By Anthony Campisi
SEPTA got its largest stimulus project under way Wednesday with a ceremonial groundbreaking, kicking off the reconstruction of the Spring Garden Street and Girard Avenue stations on the Broad Street Line.
The stations haven’t seen major renovations since they were built in 1928 and serve a total of more than 10,000 riders a day.
SEPTA will install elevators on the street and mezzanine levels, put in new cashier booths and fare lines and construct new stairwell and elevator headhouses for passengers.
The authority will also restore the ceilings, walls, floors, support columns and platforms of both stations, install energy-efficient lighting and improve station security systems. The new stations will be compliant with the Americans With Disabilities Act.
SEPTA general manager Joe Casey said that with the renovations, the stations will be on-par with other restored stations on the Broad Street Line south of City Hall.
Expected to cost $25 million, the restoration will be the largest single project funded by the American Recovery and Reinvestment Act, which has pumped $191 million into 32 “shovel-ready” projects at the authority.
SEPTA had been planning on renovating both stations, but didn’t have enough money in its capital budget on hand to start on the projects, Casey explained. Without the stimulus package, construction probably would have begun in two years.
The authority says that more than 200 people will be employed in the renovations, including almost 100 construction jobs and over 100 jobs in support positions with suppliers and contractors.
Out of a total of 25 outside contractors SEPTA has hired for the project, six are based in Philadelphia.
In a short ceremony before the groundbreaking, Casey called the renovations “the major [stimulus] project in Center City Philadelphia” SEPTA is undertaking.
SEPTA spokesman Richard Maloney also pointed out that the Spring Garden renovations coincide with the sale of the nearby Philadelphia State Office Building to private developers — SEPTA hopes that this project will bring new economic life to that area of North Broad Street.

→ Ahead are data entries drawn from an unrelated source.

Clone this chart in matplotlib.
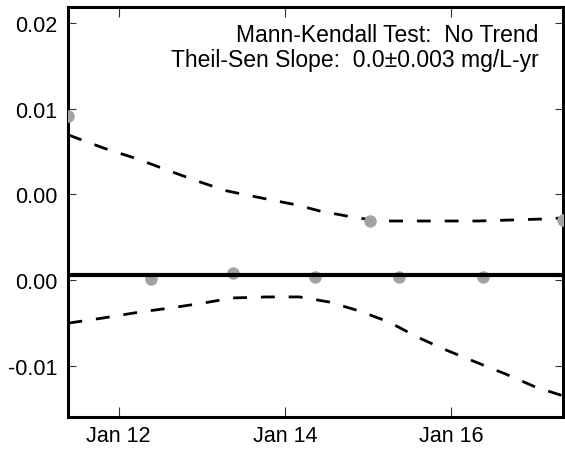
import numpy as np
import pandas as pd
import matplotlib
matplotlib.use("Agg")
import matplotlib.pyplot as plt
import matplotlib.dates as mdates

plt.rcParams['font.family'] = ['Liberation Sans', 'DejaVu Sans']

# sample dates and concentrations
dates = pd.to_datetime(["2015-01-11 09:30", "2015-01-12 09:15", "2015-01-13 09:00",
                        "2015-01-14 08:30", "2015-01-15 00:35", "2015-01-15 09:00",
                        "2015-01-16 09:00", "2015-01-17 08:20"])
values = [0.00959, 0.00006, 0.00041, 0.00018, 0.00345, 0.00018, 0.00018, 0.00351]

# Theil-Sen line (slope ~0)
trend_dates = [dates[0], dates[-1]]
trend_values = [0.00032, 0.00032]

# confidence band, days from Jan 12
base = pd.Timestamp("2015-01-12")
upper_days = [-0.605, -0.186, 0.222, 0.581, 0.940, 1.299, 1.659, 2.138, 2.413,
              2.808, 3.132, 3.527, 3.934, 4.329, 4.725, 5.132, 5.347]
upper_vals = [0.00848, 0.00772, 0.00708, 0.00643, 0.00579, 0.00521, 0.00485, 0.00439,
              0.00404, 0.00368, 0.00345, 0.00345, 0.00345, 0.00345, 0.00351, 0.00357, 0.00363]
lower_days = [-0.605, -0.186, 0.257, 0.617, 1.012, 1.371, 1.778, 2.174, 2.533,
              2.892, 3.251, 3.587, 3.934, 4.293, 4.653, 5.012, 5.347]
lower_vals = [-0.00252, -0.00222, -0.00187, -0.00164, -0.00135, -0.00105, -0.00099, -0.00099,
              -0.00129, -0.00181, -0.00246, -0.00333, -0.00409, -0.00480, -0.00550, -0.00626, -0.00678]
upper_dates = base + pd.to_timedelta(upper_days, unit='D')
lower_dates = base + pd.to_timedelta(lower_days, unit='D')

xtick_dates = pd.to_datetime(["2015-01-12", "2015-01-14", "2015-01-16"])
yticks = [0.015, 0.010, 0.005, 0.000, -0.005]
ytick_labels = ['0.02', '0.01', '0.00', '0.00', '-0.01']

fig = plt.figure(figsize=(5.65, 4.52), dpi=100)
ax = fig.add_axes([0.1212, 0.0752, 0.8761, 0.9071])

ax.plot(upper_dates, upper_vals, color='black', lw=2, dashes=(5, 5), zorder=2)
ax.plot(lower_dates, lower_vals, color='black', lw=2, dashes=(5, 5), zorder=2)
ax.plot(dates, values, 'o', color='#a3a3a3', markersize=9, markeredgewidth=0, zorder=3)
ax.plot(trend_dates, trend_values, color='black', lw=3, zorder=4)

ax.set_xlim(dates[0], dates[-1])
ax.set_ylim(-0.00801, 0.01596)
ax.set_xticks(xtick_dates)
ax.xaxis.set_major_formatter(mdates.DateFormatter('%b %d'))
ax.set_yticks(yticks)
ax.set_yticklabels(ytick_labels)

for s in ax.spines.values():
    s.set_linewidth(2.2)
ax.tick_params(axis='both', direction='in', labelsize=15.5, width=0.8, color='#333333',
               top=True, right=True)
ax.tick_params(axis='x', length=7, pad=5.5)
ax.tick_params(axis='y', length=6, pad=8)

ax.text(0.95, 0.96, "Mann-Kendall Test:  No Trend\nTheil-Sen Slope:  0.0\u00b10.003 mg/L-yr",
        transform=ax.transAxes, ha='right', va='top', fontsize=16.5, linespacing=1.1)

plt.savefig("out.png", dpi=100)
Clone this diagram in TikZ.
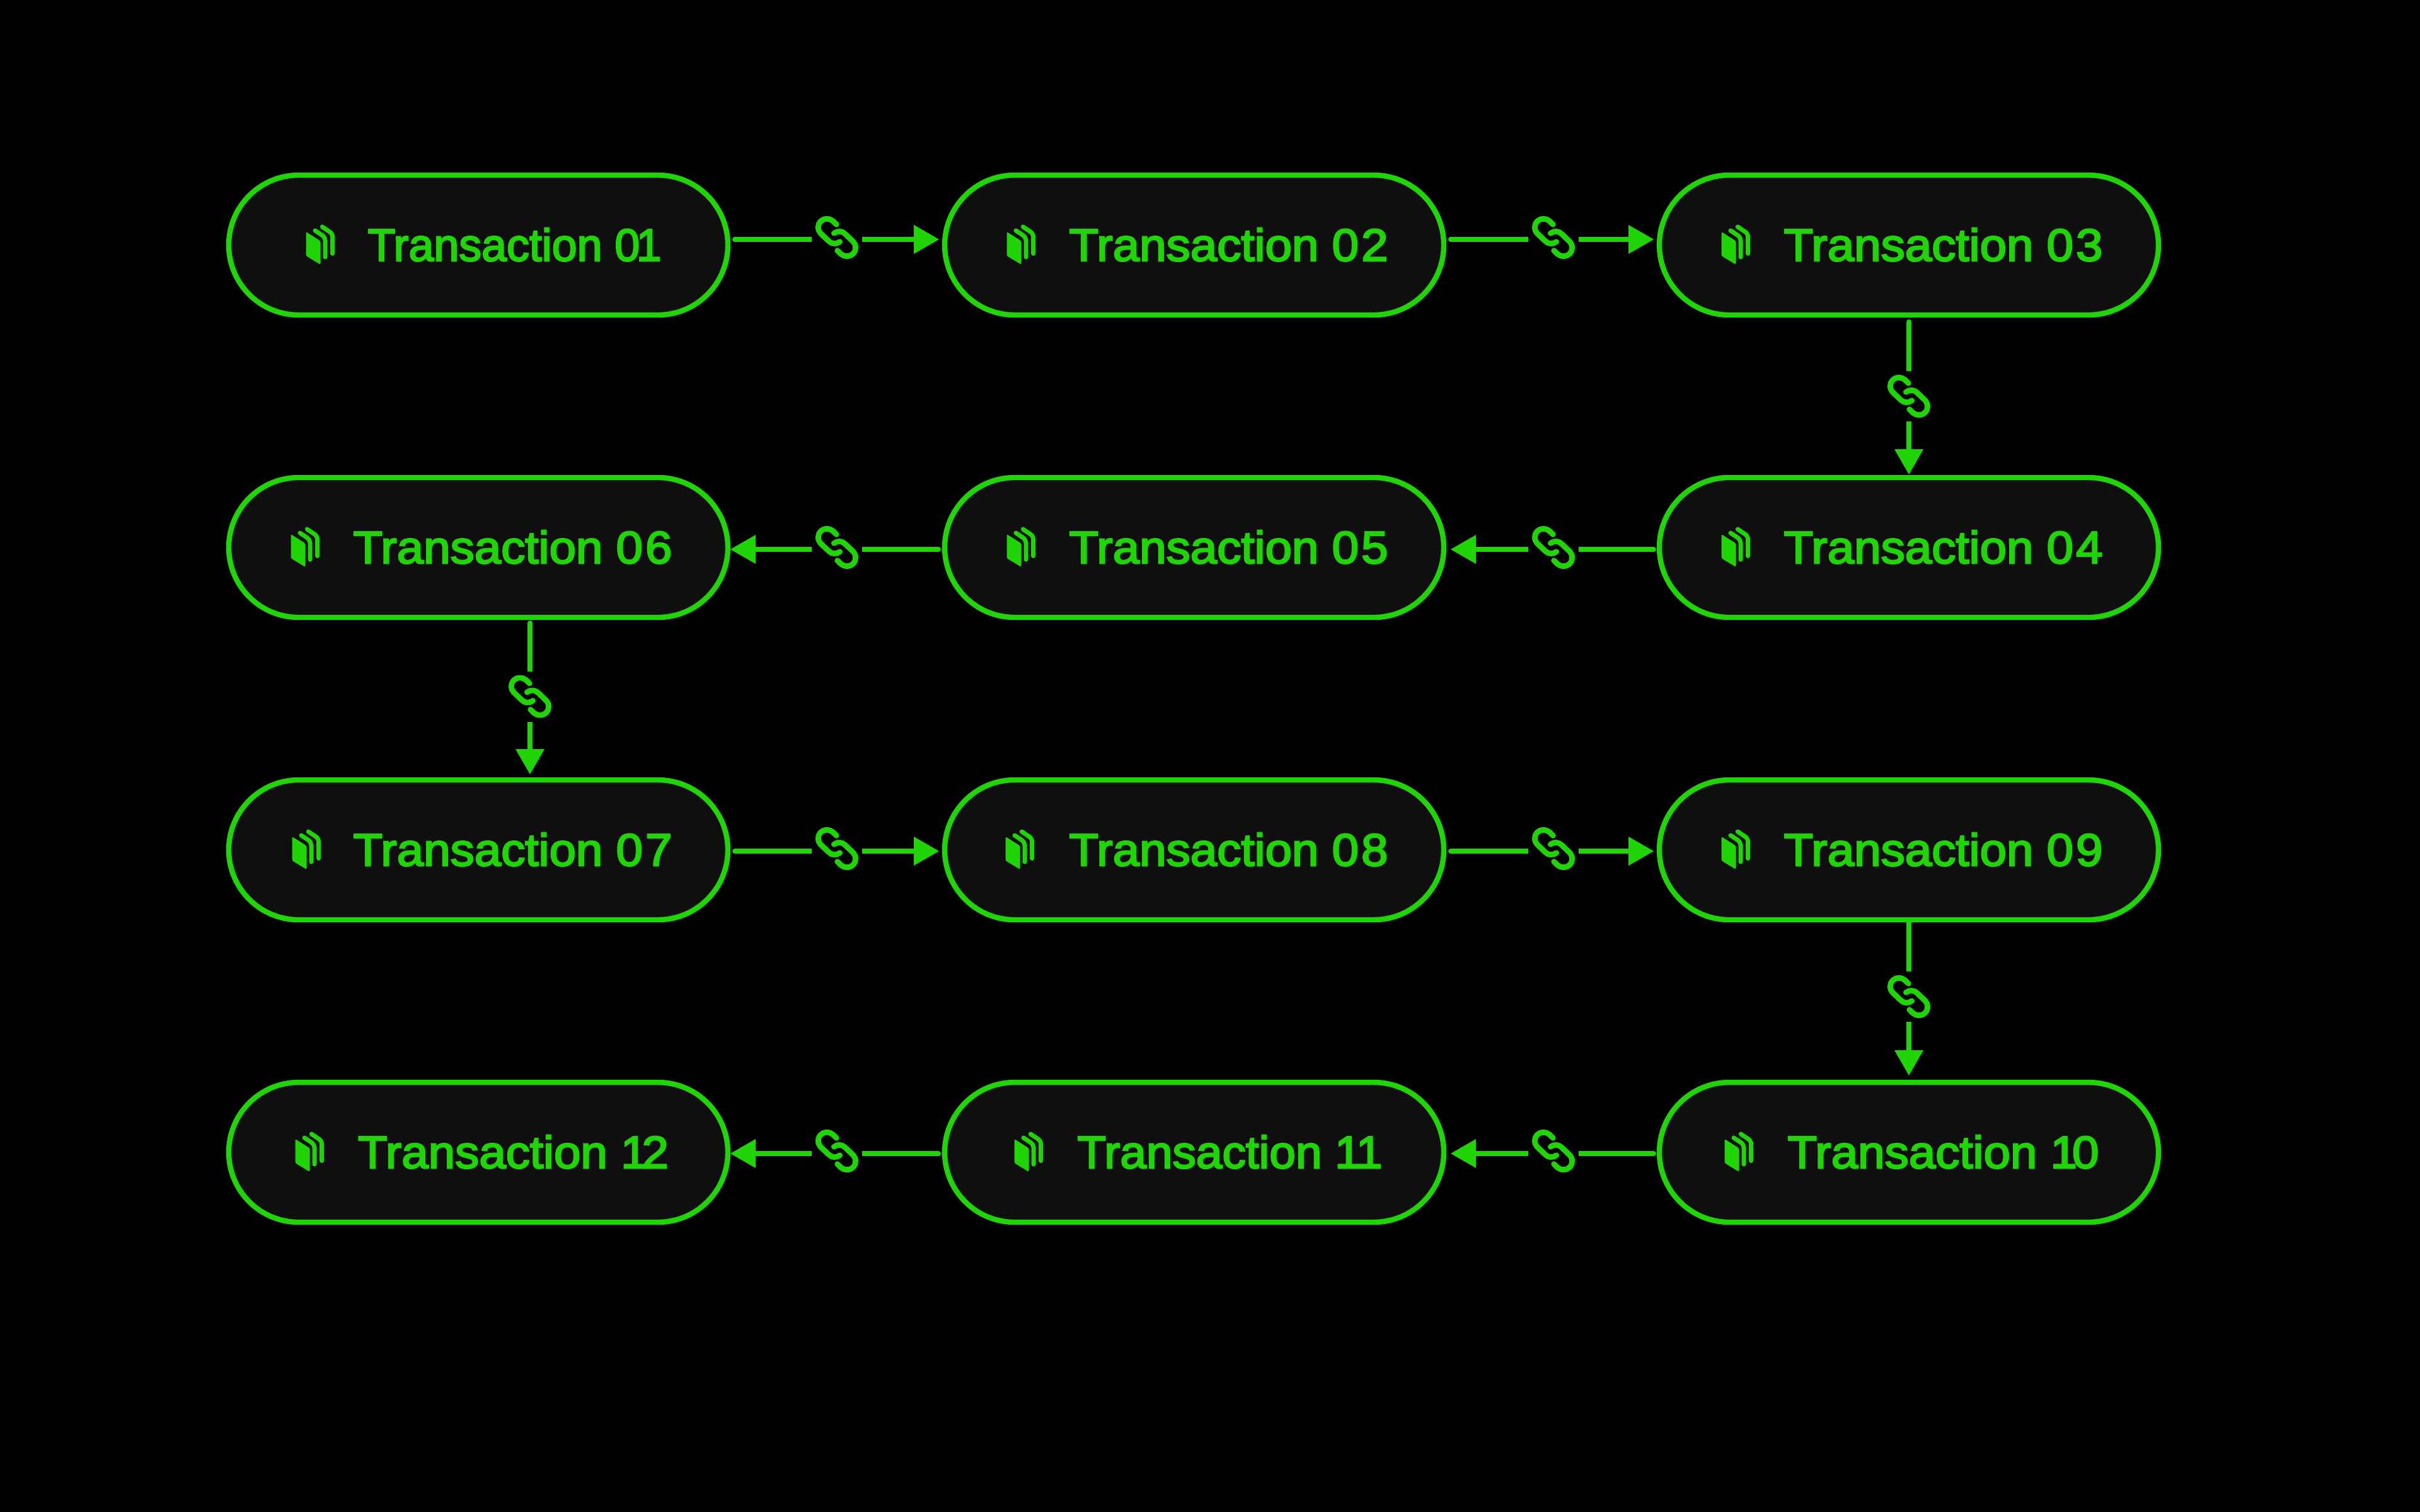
\documentclass[tikz,border=0pt]{standalone}
\usepackage{fontspec}
\usepackage{graphicx}
\usetikzlibrary{arrows.meta}
\setmainfont[FakeBold=3.5,FakeStretch=1.06]{Liberation Sans}
\definecolor{neon}{HTML}{20D408}
\definecolor{pillfill}{HTML}{0F0F0F}
\tikzset{
  x=1pt,y=-1pt,
  pill/.style={rectangle,draw=neon,fill=pillfill,line width=8.4pt,rounded corners=111pt,
    minimum width=792pt,minimum height=222pt,inner sep=0pt,outer sep=4pt,
    text=neon,font=\fontsize{72}{80}\selectfont},
  linkslot/.style={rectangle,minimum width=80pt,minimum height=80pt,inner sep=0pt,outer sep=0pt},
  wire/.style={draw=neon,line width=8pt},
  headed/.style={-{Triangle[length=40pt,width=46pt,line width=0pt]}},
  capped/.style={{Round Cap[]}-},
  chain/.pic={
    \draw[draw=neon,line width=8.8pt,line cap=round,line join=round]
      (-0.7,-20.7) -- (-6.5,-26.3) .. controls (-9,-28.6) and (-12.5,-29.6) .. (-16.3,-29.6)
      .. controls (-23.7,-29.6) and (-29.6,-23.9) .. (-29.6,-16.7)
      .. controls (-29.6,-12.7) and (-28.6,-9.2) .. (-26,-6.7) -- (-13,5.7)
      .. controls (-10.5,8.1) and (-7.5,9.6) .. (-4.7,9.6)
      .. controls (-1,9.6) and (2,9) .. (4.7,6.7);
    \draw[draw=neon,line width=8.8pt,line cap=round,line join=round]
      (0.7,20.7) -- (6.5,26.3) .. controls (9,28.6) and (12.5,29.6) .. (16.3,29.6)
      .. controls (23.7,29.6) and (29.6,23.9) .. (29.6,16.7)
      .. controls (29.6,12.7) and (28.6,9.2) .. (26,6.7) -- (13,-5.7)
      .. controls (10.5,-8.1) and (7.5,-9.6) .. (4.7,-9.6)
      .. controls (1,-9.6) and (-2,-9) .. (-4.7,-6.7);
  },
  bookicon/.pic={
    \fill[neon,rounded corners=2.5pt] (-0.5,-21) -- (22.5,-6.5) -- (22.5,31) -- (-0.5,17) -- cycle;
    \draw[draw=neon,line width=7pt,line cap=round,line join=round,rounded corners=5pt]
      (14,-23) -- (30,-12.5) -- (30,19);
    \draw[draw=neon,line width=7pt,line cap=round,line join=round,rounded corners=5pt]
      (25.3,-29) -- (41.6,-18) -- (41.6,13.5);
  }
}
\newcommand{\lab}[2][109pt]{\hspace*{#1}\raisebox{-25pt}[0pt][0pt]{#2}}
\begin{document}
\begin{tikzpicture}
\useasboundingbox (0,0) rectangle (3840,2400);
\fill[black] (0,0) rectangle (3840,2400);
% nodes
\node[pill] (t01) at (759,389) {\lab[115pt]{\scalebox{0.94}[1]{Transaction 0\kern-6pt 1}}};
\node[pill] (t02) at (1895,389) {\lab{Transaction 0\kern4pt 2}};
\node[pill] (t03) at (3029,389) {\lab{Transaction 0\kern4pt 3}};
\node[pill] (t04) at (3029,869) {\lab{Transaction 0\kern4pt 4}};
\node[pill] (t05) at (1895,869) {\lab{Transaction 0\kern4pt 5}};
\node[pill] (t06) at (759,869) {\lab{Transaction 0\kern4pt 6}};
\node[pill] (t07) at (759,1349) {\lab{Transaction 0\kern4pt 7}};
\node[pill] (t08) at (1895,1349) {\lab{Transaction 0\kern4pt 8}};
\node[pill] (t09) at (3029,1349) {\lab{Transaction 0\kern4pt 9}};
\node[pill] (t10) at (3029,1829) {\lab[109pt]{Transaction 1\kern-8pt 0}};
\node[pill] (t11) at (1895,1829) {\lab[113pt]{\scalebox{0.98}[1]{Transaction 1\kern-8pt 1}}};
\node[pill] (t12) at (759,1829) {\lab[111pt]{Transaction 1\kern-9pt 2}};
% icons
\foreach \ix/\iy in {486/389,1598/389,2732/389,2732/869,1598/869,462/869,464/1349,1596/1349,2732/1349,2737/1829,1610/1829,469/1829}
  \pic at (\ix,\iy) {bookicon};
% link slots
\node[linkslot] (l12) at (1328,380) {};
\node[linkslot] (l23) at (2465,380) {};
\node[linkslot] (l34) at (3029,629) {};
\node[linkslot] (l45) at (2465,872) {};
\node[linkslot] (l56) at (1328,872) {};
\node[linkslot] (l67) at (841,1106) {};
\node[linkslot] (l78) at (1328,1351) {};
\node[linkslot] (l89) at (2465,1351) {};
\node[linkslot] (l910) at (3029,1582) {};
\node[linkslot] (l1011) at (2465,1831) {};
\node[linkslot] (l1112) at (1328,1831) {};
% link icons
\foreach \ix/\iy in {1328/377,2465/377,3029/629,2465/869,1328/869,841/1105.5,1328/1347,2465/1347,3029/1582,2465/1827,1328/1827}
  \pic at (\ix,\iy) {chain};
% row 1
\draw[wire,capped,shorten <=3pt] (t01.east |- l12.west) -- (l12.west);
\draw[wire,headed,shorten >=5pt] (l12.east) -- (t02.west |- l12.east);
\draw[wire,capped,shorten <=3pt] (t02.east |- l23.west) -- (l23.west);
\draw[wire,headed,shorten >=5pt] (l23.east) -- (t03.west |- l23.east);
% 03 to 04
\draw[wire,capped,shorten <=3pt] (t03.south -| l34.north) -- (l34.north);
\draw[wire,headed,shorten >=1pt] (l34.south) -- (t04.north -| l34.south);
% row 2
\draw[wire,capped,shorten <=1pt] (t04.west |- l45.east) -- (l45.east);
\draw[wire,headed,shorten >=7pt] (l45.west) -- (t05.east |- l45.west);
\draw[wire,capped,shorten <=2pt] (t05.west |- l56.east) -- (l56.east);
\draw[wire,headed] (l56.west) -- (t06.east |- l56.west);
% 06 to 07
\draw[wire,capped,shorten <=1pt] (t06.south -| l67.north) -- (l67.north);
\draw[wire,headed,shorten >=5pt] (l67.south) -- (t07.north -| l67.south);
% row 3
\draw[wire,capped,shorten <=3pt] (t07.east |- l78.west) -- (l78.west);
\draw[wire,headed,shorten >=5pt] (l78.east) -- (t08.west |- l78.east);
\draw[wire,capped,shorten <=3pt] (t08.east |- l89.west) -- (l89.west);
\draw[wire,headed,shorten >=5pt] (l89.east) -- (t09.west |- l89.east);
% 09 to 10
\draw[wire] (t09.south -| l910.north) -- (l910.north);
\draw[wire,headed,shorten >=7pt] (l910.south) -- (t10.north -| l910.south);
% row 4
\draw[wire,capped,shorten <=1pt] (t10.west |- l1011.east) -- (l1011.east);
\draw[wire,headed,shorten >=7pt] (l1011.west) -- (t11.east |- l1011.west);
\draw[wire,capped,shorten <=2pt] (t11.west |- l1112.east) -- (l1112.east);
\draw[wire,headed] (l1112.west) -- (t12.east |- l1112.west);
\end{tikzpicture}
\end{document}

Though SEPTA and area officials didn’t actually break ground — it being North Broad, the dignitaries put their shovels into a large trough filled with dirt — a backhoe was stationed on the northeast corner of Spring Garden and Broad streets to begin work after the press conference. The project is scheduled for completion in the fall of 2011.
SEPTA riders interviewed at the Spring Garden stop expressed cautious optimism about the renovations.
Ken Harris, who uses the Spring Garden station to get to the Free Library, said that the renovations are “long overdue.”
He said that the current station is “not user-friendly.” His one concern, though, is that, as in other stations, the the elevators installed here will be placed far away from fare lines, forcing elderly and disabled people to travel a long distance to get to their trains.
Robert Cleveland, who lives in Southwest Philadelphia, said that he’s been impressed with recent service improvements, especially on the Market-Frankford El. However, he said that “they need to do a whole lot of alterations” to improve the Broad Street Line.
Judith Ross, a senior citizen who is hard of sight and uses a cane to walk, lauded the installation of elevators. She said that the first flight of stairs leading underground was difficult for her to use.
“Hooray for the elevators!” she yelled as she slowly descended step-by-step, right arm clutching the railing.